When you use Python 2.7 for system scripting, you have to worry about someone mucking with the environment running the script. If you're not careful, someone could be malicious and do things like tweak environment variables to make sure some evil code gets executed with elevated permissions. That's why in Python 3.4, isolated mode was introduced. The -I turns off various things like environment variables and such to prevent you from accidentally giving people the chance to influence the execution environment to get you to execute their code for them.

Performance

Unicode

Thanks to everything being Unicode for textual data in Python 3, a lot of work has gone into improving the performance of Unicode strings. Beyond the fact that the common encoders and decoders have all been sped up, there are two key tweaks relating to strings that deserve being called out.

One is key-sharing in dictionaries thanks to PEP 412. What this means is that if you construct a ton of objects all with the same attributes, those objects' __dict__ objects will be able to share the strings representing the attributes, saving you memory.

The other performance improvement is flexible string representations thanks to PEP 393. What this improvement does is allow strings to be stored in their smallest constant-sized encodings possible (in this case, Latin-1, UTF-16, or UTF-32). What this allows for is string operations to continue to be constant (e.g., indexing), while using as little space as necessary (e.g., if your text can be represented by Latin-1, then it will only take 1 byte per character). This also doesn't place any artificial limit on what Unicode characters you can use (e.g., you aren't limited to Latin-1). But the best side-effect of all is there is no concept of narrow and wide builds of Python anymore like in Python 2.7. That means you don't have to compile your extensions twice to support the two possible build types of Python.

memoryview

PEP 3118 introduced the concept of memoryview (which was significantly improved upon in Python 3.3). Now you might be wondering what memoryview offers over buffers from Python 2.7, and the answer is "speed".

Cost analysis

Another way to pitch to management why you should be supported in porting to Python 3 is cost. Let's say your company chooses not to switch to Python 3 and just rides Python 2 out. Well, come 2020 the Python development team is going to stop supporting Python 2.7. That means that if you want maintenance to allow for support for newer compilers, bugfixes, support for OS changes, etc., you're probably going to need to pay someone like Red Hat or Continuum Analytics for a support contract. Not only that, but you will have to pay that support contract for as long as you use Python.
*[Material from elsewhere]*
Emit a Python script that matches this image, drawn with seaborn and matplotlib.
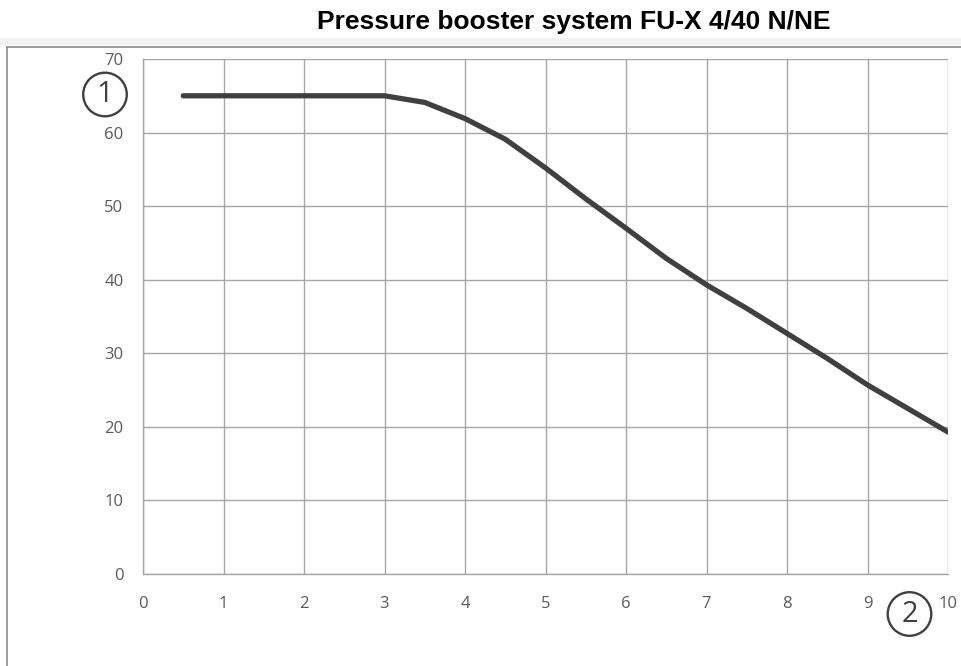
import numpy as np
import matplotlib.pyplot as plt
import seaborn as sns
import pandas as pd
from matplotlib.lines import Line2D
from matplotlib.patches import Rectangle

# Curve
flow = [0.5, 1, 2, 3, 3.5, 4, 4.5, 5, 5.5, 6, 6.5, 7, 7.5, 8, 8.5, 9, 9.5, 10]
head = [65, 65, 65, 65, 64.1, 61.9, 59.1, 55.2, 51.0, 47.0, 42.9, 39.3, 36.1, 32.7, 29.3, 25.7, 22.5, 19.3]
x_ticks = list(range(0, 11))
y_ticks = list(range(0, 71, 10))

df = pd.DataFrame({"flow": flow, "head": head})

sns.set_theme(style="white")
plt.rcParams['font.family'] = ['Open Sans', 'DejaVu Sans']

fig = plt.figure(figsize=(9.62, 6.66), dpi=100)
ax = fig.add_axes([143 / 962, 1 - 574 / 666, (948 - 143) / 962, (574 - 59) / 666])

sns.lineplot(data=df, x="flow", y="head", ax=ax, color='#404040', linewidth=3.8,
             solid_capstyle='round', zorder=3)

ax.set_xlim(0, 10)
ax.set_ylim(0, 70)
ax.set_xticks(x_ticks)
ax.set_yticks(y_ticks)
ax.grid(True, color='#a6a6a6', linewidth=1)
ax.set_xlabel('')
ax.set_ylabel('')
for side in ['top', 'right']:
    ax.spines[side].set_visible(False)
for side in ['left', 'bottom']:
    ax.spines[side].set_color('#a6a6a6')
    ax.spines[side].set_linewidth(1)
ax.tick_params(axis='both', direction='out', length=6, width=1, color='#a6a6a6',
               labelsize=12, labelcolor='#595959', pad=8)
ax.tick_params(axis='x', pad=10)

# circled axis markers
circ = dict(boxstyle='circle,pad=0.25', fc='none', ec='#404040', lw=1.7)
fig.text(105 / 962, 1 - 94.5 / 666, '1', fontsize=21, color='#404040', ha='center',
         va='center', bbox=circ)
fig.text(909.5 / 962, 1 - 614 / 666, '2', fontsize=21, color='#404040', ha='center',
         va='center', bbox=circ)

# title and outer frame
fig.text(574 / 962, 1 - 22.5 / 666, 'Pressure booster system FU-X 4/40 N/NE',
         fontsize=19, fontweight='bold', color='black', ha='center', va='center',
         family='Liberation Sans')
fig.patches.append(Rectangle((0, 1 - 45 / 666), 1, 7 / 666, transform=fig.transFigure,
                             facecolor='#f2f2f2', edgecolor='none'))
fig.lines.append(Line2D([7 / 962, 1], [1 - 47 / 666, 1 - 47 / 666], transform=fig.transFigure,
                        color='#8c8c8c', lw=1.2))
fig.lines.append(Line2D([7 / 962, 7 / 962], [0, 1 - 47 / 666], transform=fig.transFigure,
                        color='#8c8c8c', lw=1.2))

fig.savefig('out.png', dpi=100)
Now compare that to the one-time cost of upgrading your code base to Python 3. That's a one-time cost as you will get to then continue to use the version of Python supported by the Python development team. You will also get to improve your code base as part of the transition. And updating to Python 3 is still going to be a cheaper one-time cost than rewriting your entire application in a new language like Go where you have to learn a new language, a new tooling ecosystem, etc.
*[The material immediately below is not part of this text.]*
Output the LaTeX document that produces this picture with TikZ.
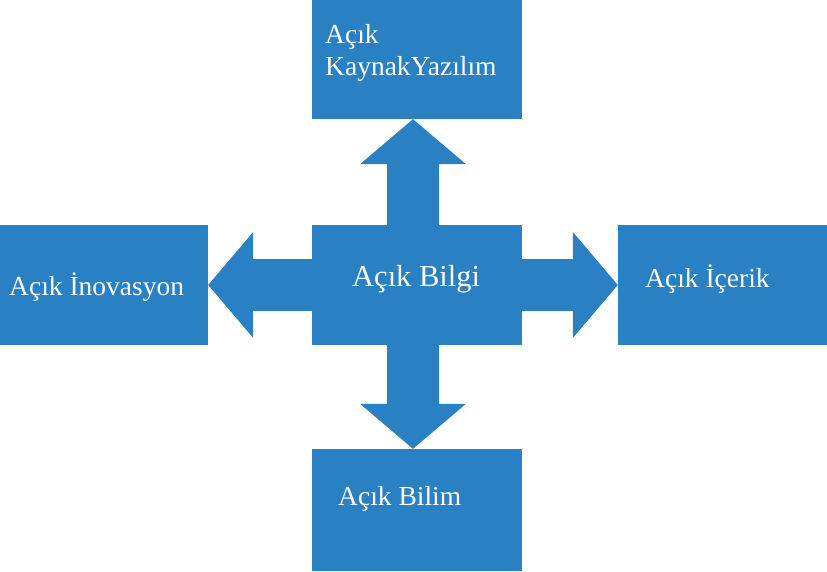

How to upgrade subversively/slowly

If all of this fails to convince management to let you actively port to Python 3, then you will simply need to fall back on the old Python tradition of sneaking it into your organization. Start by introducing new tools that help check for Python 3 compatibility like pylint under the guise of checking for general code errors. Start running Python 2.7 with the -3 flag to also look for potential errors. Start using __future__ statements. Make it a personal policy to write all new code to be compatible with Python 2 & 3. If you follow the tips in the official porting HOWTO then you can port your code file by file and simply do it slowly so that the problem at least stops growing for you.